The tennis balls the instructor provided during the course were larger than Lucy's tiny little head. As you can imagine, this made learning how to "fetch" rather difficult. Instead of insisting that she learn how to retrieve the ball, we focused on her incredible "dancing" skills; Lucy had a natural inclination to walk on her hind legs. The instructor showed me how to turn this seemingly useless behavior into a "dance" that she could perform on command. Her dancing often earned her treats or an affectionate pat on the head.
Unfortunately, I was scheduled to be out of town on business and couldn't make it to the very last class, which was graduation day. I stopped in before I left for my trip to explain the situation to our instructor. I expressed how much I loved the class and how well little Lucy was doing. I thanked them for teaching ME how to teach my dog. Then, I said "I don't actually think dog training school is for dogs at all, I think it is for the parents!" At that moment, the instructor smiled knowingly and said "You have graduated, let me get you a certificate!"

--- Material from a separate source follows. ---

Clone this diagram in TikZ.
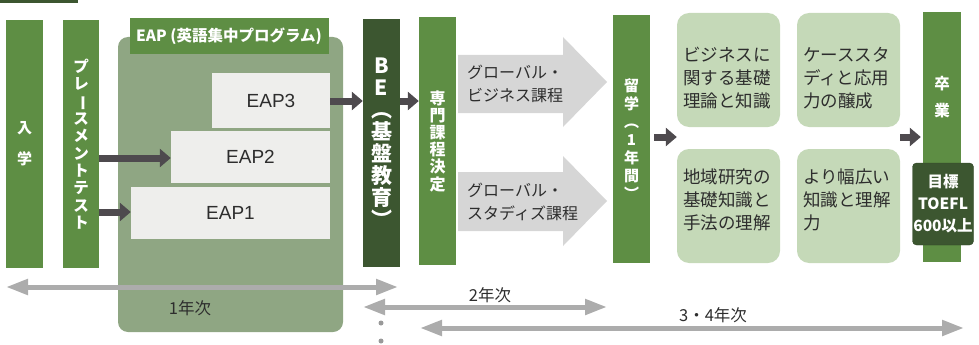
\documentclass[tikz,border=0pt]{standalone}
\usepackage{fontspec}
\usepackage{graphicx}
\setmainfont{Liberation Sans}
\newfontfamily\jp{Noto Sans CJK JP}
\usetikzlibrary{arrows.meta}
\definecolor{gmid}{RGB}{94,142,68}
\definecolor{gdark}{RGB}{60,86,48}
\definecolor{eapbg}{RGB}{143,166,131}
\definecolor{eapbox}{RGB}{238,238,236}
\definecolor{lgreen}{RGB}{197,217,184}
\definecolor{lgray}{RGB}{214,214,214}
\definecolor{bgray}{RGB}{172,172,172}
\definecolor{adark}{RGB}{78,74,78}
\definecolor{tdark}{RGB}{45,45,45}
\newcommand{\vbar}{\rotatebox[origin=c]{-90}{ー}}
\begin{document}
\begin{tikzpicture}[x=1pt,y=-1pt,
  bar/.style={fill=gmid, inner sep=0pt, minimum width=37pt, minimum height=248pt, text=white, align=center},
  eapb/.style={fill=eapbox, inner sep=0pt, font=\fontsize{19}{22}\selectfont, text=tdark},
  gbox/.style={fill=lgreen, rounded corners=12pt, inner sep=0pt, minimum width=103pt, minimum height=114pt},
  gtxt/.style={font=\jp\fontsize{17.5}{23}\selectfont, text=tdark, align=left, inner sep=0pt, anchor=west},
  atxt/.style={font=\jp\fontsize{16}{23}\selectfont, text=tdark, align=left, inner sep=0pt, anchor=west},
  darr/.style={draw=adark, line width=7pt, -{Triangle[length=11pt,width=18pt]}},
  barr/.style={draw=bgray, line width=5pt, {Triangle[length=22pt,width=15pt]}-{Triangle[length=22pt,width=15pt]}},
  ytxt/.style={font=\jp\fontsize{16.5}{18}\selectfont, text=tdark, inner sep=0pt}
]
\useasboundingbox (0,0) rectangle (979,345);
% top-left tab
\fill[gdark] (0,0) rectangle (78,3);
% EAP region
\node[fill=eapbg, rounded corners=10pt, minimum width=225pt, minimum height=295pt, inner sep=0pt] (eap) at (230.5,184.5) {};
\node[fill=gmid, minimum width=199pt, minimum height=36pt, inner sep=0pt, text=white, font=\jp\bfseries\fontsize{15.5}{17}\selectfont] (eaph) at (229,36) {EAP (英語集中プログラム)};
\node[eapb, minimum width=118pt, minimum height=55pt] (eap3) at (271,100.5) {EAP3};
\node[eapb, minimum width=159pt, minimum height=52pt] (eap2) at (250.5,157) {EAP2};
\node[eapb, minimum width=199pt, minimum height=52pt] (eap1) at (230.5,213) {EAP1};
% bars
\node[bar, font=\jp\bfseries\fontsize{15}{31}\selectfont] (nyu) at (24.5,144) {入\\学};
\node[bar, minimum width=36pt, font=\jp\bfseries\fontsize{15.5}{17.4}\selectfont] (pt) at (81,144) {プ\\レ\\\vbar\\ス\\メ\\ン\\ト\\テ\\ス\\ト};
\node[bar, fill=gdark, font=\jp\bfseries\fontsize{21}{22}\selectfont] (be) at (381.5,143) {B\\E\\︵\\基\\盤\\教\\育\\︶};
\node[bar, font=\jp\bfseries\fontsize{16}{17.2}\selectfont] (sen) at (437.5,141) {専\\門\\課\\程\\決\\定};
\node[bar, font=\jp\bfseries\fontsize{15}{18}\selectfont] (ryu) at (631.5,139) {留\\学\\︵\\1\\年\\間\\︶};
\node[bar, minimum width=38pt, minimum height=250pt] (sotsu) at (942,137) {};
\node[text=white, font=\jp\bfseries\fontsize{15.5}{27}\selectfont, align=center, inner sep=0pt] (sotsut) at (942,97) {卒\\業};
\node[fill=gdark, draw=gdark!80!black, rounded corners=4pt, minimum width=61pt, minimum height=82pt, inner sep=0pt, text=white, align=center, font=\jp\bfseries\fontsize{15.5}{22}\selectfont] (goal) at (943,204) {目標\\TOEFL\\600以上};
% big gray arrows
\fill[lgray] (458,55) -- (563,55) -- (563,37) -- (607,82) -- (563,127) -- (563,113) -- (458,113) -- cycle;
\fill[lgray] (458,172) -- (563,172) -- (563,156) -- (607,201) -- (563,246) -- (563,231) -- (458,231) -- cycle;
\node[atxt] (gb) at (467,83.5) {グローバル・\\ビジネス課程};
\node[atxt] (gs) at (467,201.5) {グローバル・\\スタディズ課程};
% light green boxes
\node[gbox] (b1) at (728.5,70) {};
\node[gbox] (b2) at (848.5,70) {};
\node[gbox] (b3) at (728.5,206) {};
\node[gbox] (b4) at (848.5,206) {};
\node[gtxt] (t1) at (683,78) {ビジネスに\\関する基礎\\理論と知識};
\node[gtxt] (t2) at (803,78) {ケーススタ\\ディと応用\\力の醸成};
\node[gtxt] (t3) at (683,200) {地域研究の\\基礎知識と\\手法の理解};
\node[gtxt] (t4) at (803,200) {より幅広い\\知識と理解\\力};
% helper coordinates
\coordinate (y101) at (0,101);
\coordinate (y137) at (0,137);
\coordinate (y158) at (0,158);
\coordinate (y212) at (0,212);
% dark arrows
\draw[darr] (pt.east |- y158) -- (eap2.west |- y158);
\draw[darr] (pt.east |- y212) -- (eap1.west |- y212);
\draw[darr] (eap3.east |- y101) -- (be.west |- y101);
\draw[darr] (be.east |- y101) -- (sen.west |- y101);
\draw[darr, shorten <=4pt] (ryu.east |- y137) -- (b1.west |- y137);
\draw[darr, shorten >=2pt] (b2.east |- y137) -- (sotsu.west |- y137);
% bottom arrows
\coordinate (a1l) at (6,287);
\coordinate (a1r) at (398,287);
\coordinate (a2l) at (363,307);
\coordinate (a2r) at (607,307);
\coordinate (a3l) at (420,328);
\coordinate (a3r) at (964,328);
\draw[barr] (a1l) -- (a1r);
\draw[barr] (a2l) -- (a2r);
\draw[barr] (a3l) -- (a3r);
\node[ytxt] (y1) at (190,308) {1年次};
\node[ytxt] (y2) at (490,295) {2年次};
\node[ytxt] (y3) at (713,315) {3・4年次};
% dots
\fill[gray!80] (381,323) circle (2.5pt);
\fill[gray!80] (381,341) circle (2.5pt);
\end{tikzpicture}
\end{document}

Today, as I passed a local dog training school, I recalled this great experience of training Lucy all those years ago. Those thoughts led me into thoughts of the training model that the American school system has used for decades. Why aren't our schools more like dog training schools?
We are constantly pushing kids through a one-size-fits-all educational system that doesn't recognize student strengths and try's to convince every single student and parent that college (the fancy dog show) is the only option for success. Schools don't accommodate different learning styles nor do they encourage independence. There is no curriculum that promotes entrepreneurship, nor are there any courses that teach character development skills, which have been proven to be far more useful in the "real world" than educational knowledge alone.
What if your child is a "golden retriever" but is never encouraged to go fetch things? Maybe your child is an "English Bulldog" being dressed in pink sweaters and forced to perform at the dog show. Or maybe your child is like my Lucy who was too small to fetch the tennis ball but loved to dance as a young puppy (she now prefers to herd the goats on our tiny farm). If we had insisted on teaching her to fetch, we may never have discovered her many other talents.
I think it is time we start teaching to our children's strengths and abilities. I think we should encourage them to discover areas in which they excel and praise their efforts and accomplishments. We should set them up for success by realizing that not every student is right for college. We should also support trade jobs, life skills, and entrepreneurship as valid options.
Most of all, I think we should expect parents to be involved so the teachers can teach instead of doing double duty as a disciplinarian or social worker. Strong parenting skills are just as important to a child's educational success as they are to a puppy's training success. For example, parents should learn that when their child makes a mistake, "rubbing their nose in it" isn't the most effective course of action. Positive reinforcements are far more effective than emphasizing on your child's mistakes.
Dog training was amazing for Lucy, for myself, and for my kids, who also attended. It taught us a great deal... much more than it taught Lucy. Lucy never went to the Eukanuba Dog Show, she never did learn to fetch, and she gave up dancing for herding goats but, she is productive, healthy, and happy. Isn't that really all we want for our children?